_COLLECTED MATERIAL_
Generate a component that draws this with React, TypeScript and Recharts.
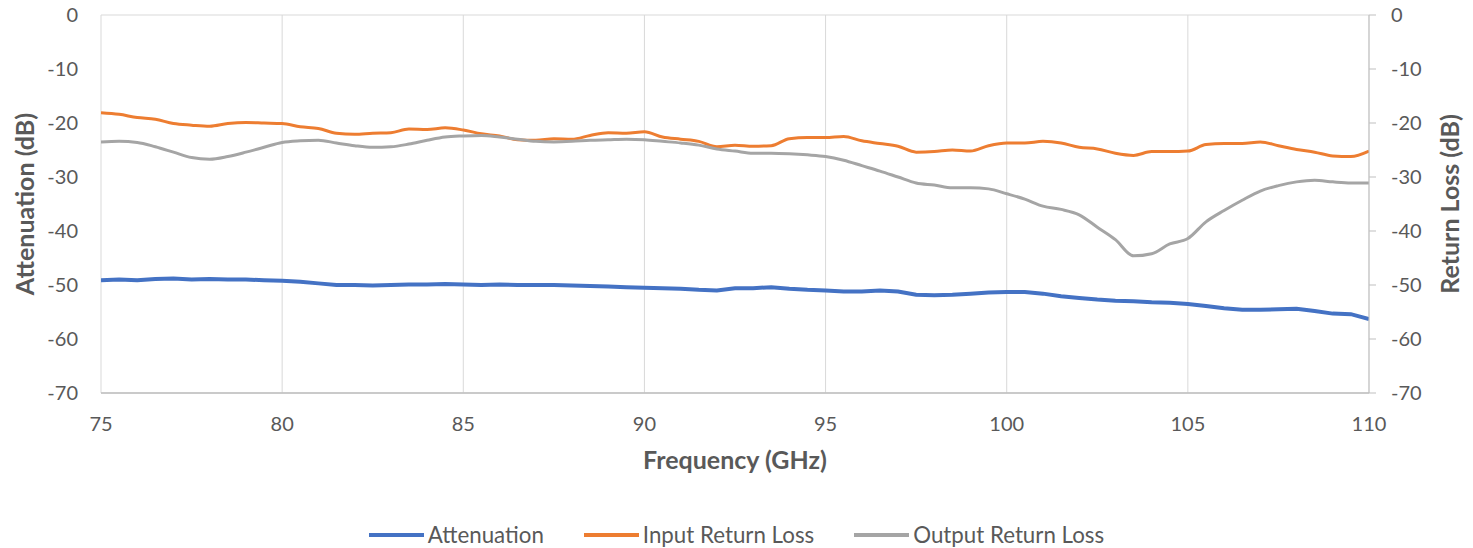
import { LineChart, Line, XAxis, YAxis, CartesianGrid, Legend } from "recharts"

// frequency points (GHz)
const frequency = [
  75, 75.5, 76, 76.5, 77, 77.5, 78, 78.5, 79, 79.5,
  80, 80.5, 81, 81.5, 82, 82.5, 83, 83.5, 84, 84.5,
  85, 85.5, 86, 86.5, 87, 87.5, 88, 88.5, 89, 89.5,
  90, 90.5, 91, 91.5, 92, 92.5, 93, 93.5, 94, 94.5,
  95, 95.5, 96, 96.5, 97, 97.5, 98, 98.5, 99, 99.5,
  100, 100.5, 101, 101.5, 102, 102.5, 103, 103.5, 104, 104.5,
  105, 105.5, 106, 106.5, 107, 107.5, 108, 108.5, 109, 109.5,
  110,
]

const attenuation = [
  -49.1, -49.0, -49.1, -48.9, -48.8, -49.0, -48.9, -49.0, -49.0, -49.1,
  -49.2, -49.4, -49.7, -50.0, -50.0, -50.1, -50.0, -49.9, -49.9, -49.8,
  -49.9, -50.0, -49.9, -50.0, -50.0, -50.0, -50.1, -50.2, -50.3, -50.4,
  -50.5, -50.6, -50.7, -50.9, -51.0, -50.6, -50.6, -50.4, -50.7, -50.9,
  -51.0, -51.2, -51.2, -51.0, -51.2, -51.8, -51.9, -51.8, -51.6, -51.4,
  -51.3, -51.3, -51.6, -52.1, -52.4, -52.7, -52.9, -53.0, -53.2, -53.3,
  -53.5, -53.9, -54.3, -54.6, -54.6, -54.5, -54.4, -54.8, -55.3, -55.4,
  -56.3,
]

const inputReturnLoss = [
  -18.1, -18.4, -19.0, -19.3, -20.1, -20.4, -20.6, -20.1, -19.9, -20.0,
  -20.1, -20.7, -21.0, -21.9, -22.1, -21.9, -21.8, -21.1, -21.2, -20.9,
  -21.3, -22.0, -22.4, -23.1, -23.2, -22.9, -23.0, -22.3, -21.8, -21.9,
  -21.6, -22.6, -23.0, -23.4, -24.4, -24.1, -24.3, -24.2, -22.9, -22.7,
  -22.7, -22.5, -23.3, -23.8, -24.3, -25.4, -25.3, -25.0, -25.2, -24.2,
  -23.7, -23.7, -23.4, -23.7, -24.5, -24.8, -25.6, -26.0, -25.3, -25.3,
  -25.2, -24.0, -23.8, -23.8, -23.5, -24.2, -24.9, -25.4, -26.1, -26.2,
  -25.2,
]

const outputReturnLoss = [
  -23.5, -23.4, -23.6, -24.4, -25.4, -26.4, -26.7, -26.2, -25.4, -24.5,
  -23.6, -23.3, -23.2, -23.7, -24.2, -24.5, -24.4, -23.9, -23.2, -22.6,
  -22.4, -22.3, -22.6, -23.0, -23.4, -23.5, -23.4, -23.2, -23.1, -23.0,
  -23.1, -23.4, -23.7, -24.1, -24.8, -25.2, -25.6, -25.6, -25.7, -25.9,
  -26.2, -26.9, -27.9, -28.9, -30.0, -31.1, -31.5, -32.0, -32.0, -32.2,
  -33.1, -34.1, -35.4, -36.0, -37.0, -39.3, -41.6, -44.6, -44.2, -42.4,
  -41.4, -38.3, -36.2, -34.3, -32.6, -31.6, -30.9, -30.6, -30.9, -31.1,
  -31.1,
]

const freqTicks = [75, 80, 85, 90, 95, 100, 105, 110]
const dbTicks = [0, -10, -20, -30, -40, -50, -60, -70]

const series = [
  { key: "attenuation", name: "Attenuation", color: "#4472C4" },
  { key: "inputReturnLoss", name: "Input Return Loss", color: "#ED7D31" },
  { key: "outputReturnLoss", name: "Output Return Loss", color: "#A5A5A5" },
]

const chartData = frequency.map((f, i) => ({
  frequency: f,
  attenuation: attenuation[i],
  inputReturnLoss: inputReturnLoss[i],
  outputReturnLoss: outputReturnLoss[i],
}))

const FONT = "Lato, 'Open Sans', sans-serif"
const TEXT = "#595959"
const tickStyle = { fill: TEXT, fontSize: 20, fontFamily: FONT }
const titleStyle = { fill: TEXT, fontSize: 25, fontWeight: 700, fontFamily: FONT }

export default function App() {
  const renderLegend = () => (
    <div
      style={{
        display: "flex",
        justifyContent: "center",
        alignItems: "center",
        gap: 40,
        height: 28,
        fontFamily: FONT,
        fontSize: 22.3,
        color: TEXT,
      }}
    >
      {series.map((s) => (
        <div key={s.key} style={{ display: "flex", alignItems: "center" }}>
          <span style={{ display: "inline-block", width: 55, height: 4, background: s.color, marginRight: 4, marginTop: 2 }} />
          <span>{s.name}</span>
        </div>
      ))}
    </div>
  )

  return (
    <div style={{ width: 1457, height: 548, marginTop: -8, fontFamily: FONT }}>
      <LineChart width={1457} height={548} data={chartData} margin={{ top: 15, right: 0, bottom: 0, left: 0 }}>
        <CartesianGrid stroke="#d9d9d9" strokeWidth={1} />
        <XAxis
          dataKey="frequency"
          type="number"
          domain={[75, 110]}
          ticks={freqTicks}
          interval={0}
          allowDataOverflow
          height={127}
          stroke="#bfbfbf"
          strokeWidth={1.5}
          tickLine={false}
          tickSize={0}
          tickMargin={24}
          tick={tickStyle}
          label={{ value: "Frequency (GHz)", position: "insideTop", offset: 58, style: titleStyle }}
        />
        <YAxis
          yAxisId="left"
          domain={[-70, 0]}
          ticks={dbTicks}
          interval={0}
          width={93}
          axisLine={false}
          tickLine={false}
          tickSize={0}
          tickMargin={23}
          tick={tickStyle}
          label={{
            value: "Attenuation (dB)",
            angle: -90,
            position: "insideLeft",
            offset: 17,
            style: { ...titleStyle, textAnchor: "middle" },
          }}
        />
        <YAxis
          yAxisId="right"
          orientation="right"
          domain={[-70, 0]}
          ticks={dbTicks}
          interval={0}
          width={96}
          stroke="#bfbfbf"
          tickSize={7}
          tickMargin={15}
          tick={tickStyle}
          label={{
            value: "Return Loss (dB)",
            angle: -90,
            position: "insideRight",
            offset: 15,
            style: { ...titleStyle, textAnchor: "middle" },
          }}
        />
        <Legend verticalAlign="bottom" content={renderLegend} />
        <Line
          yAxisId="left"
          type="linear"
          dataKey="attenuation"
          name="Attenuation"
          stroke="#4472C4"
          strokeWidth={4}
          dot={false}
          isAnimationActive={false}
        />
        <Line
          yAxisId="right"
          type="monotone"
          dataKey="inputReturnLoss"
          name="Input Return Loss"
          stroke="#ED7D31"
          strokeWidth={3}
          dot={false}
          isAnimationActive={false}
        />
        <Line
          yAxisId="right"
          type="monotone"
          dataKey="outputReturnLoss"
          name="Output Return Loss"
          stroke="#A5A5A5"
          strokeWidth={3}
          dot={false}
          isAnimationActive={false}
        />
      </LineChart>
    </div>
  )
}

_GIVEN TASK_
From the first line of the material down to the line containing "YAxis, CartesianGrid, Legend", inclusive, return each line exactly, skipping any picture.

_ANSWER FOR THE TASK_
Generate a component that draws this with React, TypeScript and Recharts.
import { LineChart, Line, XAxis, YAxis, CartesianGrid, Legend } from "recharts"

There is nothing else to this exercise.